ICAO committee agrees a new global noise standard and certification procedures to support a new aircraft CO2 standard
Tue 26 Feb 2013 – Progress towards the adoption of a CO2 standard for new aircraft has taken a step further with an agreement on certification procedures by ICAO’s Committee on Aviation Environmental Protection (CAEP). Last July, CAEP reached the first milestone on the standard by agreeing a metric system that can be used to characterise the CO2 emissions from aircraft of varying types and technologies. The committee has also reached consensus on adopting a new noise standard that is 7EPNdB below ICAO’s current standard and will come into force for new-design aircraft from the end of 2017 and after 2020 for lower weight aircraft below 55 tonnes. The EPNdB is a measure of human annoyance due to aircraft noise, taking into account the perceived noise level and duration, explains ICAO. Both agreements have been welcomed by the aviation industry.
ICAO said the new CO2 certification procedures represented another step towards “a practical and comprehensive” CO2 standard for aircraft.

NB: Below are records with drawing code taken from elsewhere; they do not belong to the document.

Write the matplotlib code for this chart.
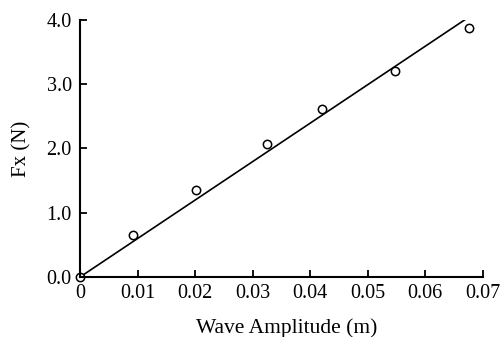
import matplotlib
matplotlib.use("Agg")
import matplotlib.pyplot as plt

# measured points (wave amplitude in m, force in N)
amp = [0.0, 0.0092, 0.0201, 0.0324, 0.0421, 0.0548, 0.0676]
fx = [0.0, 0.65, 1.36, 2.07, 2.62, 3.20, 3.88]

# fitted straight line
fit_x = [0.0, 0.0673]
fit_y = [0.0, 4.03]

xticks = [0, 0.01, 0.02, 0.03, 0.04, 0.05, 0.06, 0.07]
xlabels = ["0", "0.01", "0.02", "0.03", "0.04", "0.05", "0.06", "0.07"]
yticks = [0.0, 1.0, 2.0, 3.0, 4.0]
ylabels = ["0.0", "1.0", "2.0", "3.0", "4.0"]

plt.rcParams["font.family"] = ["Liberation Serif", "DejaVu Serif"]

fig = plt.figure(figsize=(5.02, 3.37), dpi=100)
ax = fig.add_axes([0.1594, 0.178, 0.8026, 0.7627])

ax.plot(fit_x, fit_y, color="black", lw=1.2)
ax.plot(amp, fx, "o", mfc="white", mec="black", ms=6, mew=1.1, clip_on=False)

ax.set_xlim(0, 0.07)
ax.set_ylim(0, 4.0)
ax.set_xticks(xticks)
ax.set_xticklabels(xlabels)
ax.set_yticks(yticks)
ax.set_yticklabels(ylabels)

for s in ["top", "right"]:
    ax.spines[s].set_visible(False)
for s in ["left", "bottom"]:
    ax.spines[s].set_linewidth(1.5)

ax.tick_params(direction="in", length=5, width=1.3, labelsize=14.5)
ax.tick_params(axis="x", pad=5)
ax.tick_params(axis="y", pad=6)

ax.set_xlabel("Wave Amplitude (m)", fontsize=15.5, labelpad=11)
ax.xaxis.label.set_x(0.513)
ax.set_ylabel("Fx (N)", fontsize=15, labelpad=11)

fig.savefig("out.png", dpi=100)
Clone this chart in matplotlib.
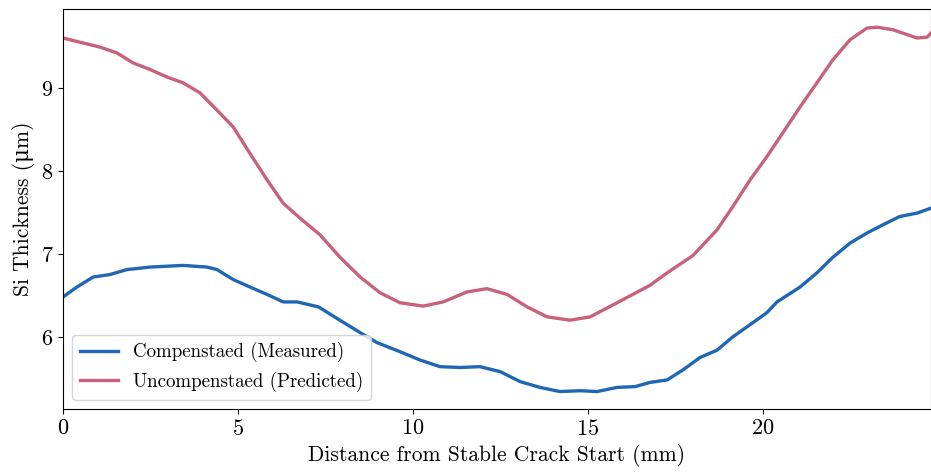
import matplotlib
matplotlib.use("Agg")
import matplotlib.pyplot as plt

plt.rcParams['font.family'] = ['cmr10', 'DejaVu Serif']
plt.rcParams['mathtext.fontset'] = 'cm'
plt.rcParams['axes.formatter.use_mathtext'] = True

# Données
x_mesure = [0.0, 0.4, 0.86, 1.34, 1.83, 2.49, 3.43, 4.11, 4.4, 4.86, 5.34, 5.83,
            6.29, 6.69, 7.3, 7.91, 8.49, 8.97, 9.63, 10.2, 10.77, 11.34, 11.91,
            12.49, 13.06, 13.63, 14.2, 14.77, 15.26, 15.83, 16.35, 16.77, 17.26,
            17.71, 18.2, 18.69, 19.14, 19.71, 20.11, 20.4, 21.06, 21.54, 22.0,
            22.49, 22.97, 23.43, 23.91, 24.4, 24.8]
y_mesure = [6.48, 6.60, 6.72, 6.75, 6.81, 6.84, 6.86, 6.84, 6.81, 6.69, 6.60, 6.51,
            6.42, 6.42, 6.36, 6.20, 6.05, 5.93, 5.82, 5.72, 5.64, 5.63, 5.64,
            5.58, 5.46, 5.39, 5.34, 5.35, 5.34, 5.39, 5.40, 5.45, 5.48,
            5.60, 5.75, 5.84, 6.00, 6.17, 6.29, 6.42, 6.60, 6.77, 6.96,
            7.13, 7.25, 7.35, 7.45, 7.49, 7.55]

x_predit = [0.0, 1.06, 1.54, 2.0, 2.49, 2.97, 3.43, 3.91, 4.4, 4.86, 5.34, 5.83,
            6.29, 6.77, 7.34, 7.91, 8.49, 9.06, 9.63, 10.29, 10.86, 11.54, 12.11,
            12.69, 13.26, 13.83, 14.49, 15.06, 15.83, 16.77, 17.26, 18.0, 18.69,
            19.14, 19.63, 20.11, 20.57, 21.06, 21.54, 22.0, 22.49, 22.97, 23.26,
            23.71, 24.4, 24.69, 24.8]
y_predit = [9.60, 9.49, 9.42, 9.30, 9.22, 9.13, 9.06, 8.94, 8.73, 8.53, 8.21, 7.89,
            7.61, 7.43, 7.23, 6.96, 6.72, 6.53, 6.41, 6.37, 6.42, 6.54, 6.58,
            6.51, 6.36, 6.24, 6.20, 6.24, 6.41, 6.62, 6.77, 6.98, 7.29,
            7.57, 7.89, 8.17, 8.46, 8.77, 9.06, 9.34, 9.58, 9.72, 9.73,
            9.70, 9.60, 9.61, 9.66]

fig = plt.figure(figsize=(9.31, 4.72), dpi=100)
ax = fig.add_axes([0.0677, 0.1335, 0.9323, 0.8475])

ax.plot(x_mesure, y_mesure, color='#1f67b4', lw=2.4, label="Compenstaed (Measured)")
ax.plot(x_predit, y_predit, color='#c8627a', lw=2.4, label="Uncompenstaed (Predicted)")

ax.set_xlim(0, 24.8)
ax.set_ylim(5.13, 9.95)
ax.set_xticks([0, 5, 10, 15, 20])
ax.set_yticks([6, 7, 8, 9])
ax.tick_params(labelsize=16)
ax.set_xlabel("Distance from Stable Crack Start (mm)", fontsize=15.5)
ax.set_ylabel("Si Thickness (μm)", fontsize=15.5)
ax.legend(loc='lower left', fontsize=13.6, handlelength=2.0)

fig.savefig("out.png", dpi=100)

“By achieving this new unanimous agreement through the CAEP, ICAO is continuing to demonstrate its commitment to establishing effective consensus on CO2 progress for global aviation,” added ICAO Council President, Roberto Kobeh González. “We are now looking to the CAEP’s wide cross-section of air transport experts to get to work on the last agreements needed to realise the aircraft CO2 standard, namely its stringency and scope of applicability.”
The recommended adoption of the new noise certification standard would see noise reduced from new type design aircraft by 7 decibels – more specifically Effective Perceived Noise dB – relative to the Chapter 4 standard adopted by ICAO in 2001, which became effective in 2006. The CAEP working group on noise reduction was tasked in 2010 with revising Annex 16 to the Chicago Convention, which outlines standards for noise reduction, and governs civil aviation worldwide.
The new standard will be presented for further consideration by the ICAO Council after formal state consultation.
“This new noise standard is an important step for aviation and will provided a much quieter environment for the communities living in proximity to the world’s airports,” commented ICAO Secretary General, Raymond Benjamin. “ICAO is encouraged that while it took air transport more than 20 years to agree to the last significant noise reduction standard, this one has been determined in less than half that time. This progress confirms our community’s continued determination to deliver on tangible and consensus-based environmental improvements.”
Welcoming the agreement, IATA’s Director General, Tony Tyler, said: “Air transport is already 75% quieter than it was four decades ago and the industry will continuously pursue cost-effective noise management options to reduce the number of people subject to aircraft noise, in line with our broader global commitments on sustainability and environmental performance.”
Commented Nancy Young, Vice President Environmental Affairs for Airlines for America (A4A): “Federal Aviation Administration statistics demonstrate that we have reduced the number of people exposed to significant levels of aircraft noise in the United States by more than 90% since the late 1970s, even as we have tripled enplanements. CAEP’s recommendation of this new standard, which is even more stringent than the cost-effectiveness analysis supported, will bring further, significant noise reductions from the next generation of aircraft.”
Fabrice Brégier, Airbus President and CEO, said the new standard was another major step in how the global commercial aviation industry was pro-actively addressing environmental protection. The planemaker said its aircraft in development, the A320neo family and the A350 XWB, had been designed to be compliant with the new noise standard. The long-range A350 XWB will be up to 16 decibels below the current standard requirement.
In addition, said Airbus, it will continue to develop new solutions to further reduce the operational noise, such as the Automatic Noise Abatement Departure Procedure (NADP) that optimises the thrust and flight path to reduce noise over populated areas.
Ed Bolen, President of the National Business Aviation Association (NBAA), welcomed the extra time granted to small aircraft manufacturers to comply with the standard. “The CAEP Working Group realised that a seven-decibel reduction would be more difficult to achieve for manufacturers of smaller aircraft, and that more time would be needed for compliance,” he said. “That’s why they have three more years for research, development and testing, to ensure they can meet the standard while maintaining the high levels of quality that are the hallmarks of the general aviation industry.”
New technology standards including the CO2 standard for aircraft will be examined during the newly-announced ICAO Symposium on Aviation and Climate Change, named ‘Destination Green’, to be held in Montreal in May. This will be the fourth in a series of environment-related events held during the triennial Assembly years and is intended foster dialogue and exchange information on the key areas of ICAO’s environmental protection activities.
The three-day symposium and exhibition, preceded by a one-day workshop, will also cover states’ action plans to reduce CO2 emissions; ICAO’s strategy on assistance to states; sustainable aviation alternative fuels; and market-based measures to reduce aviation emissions.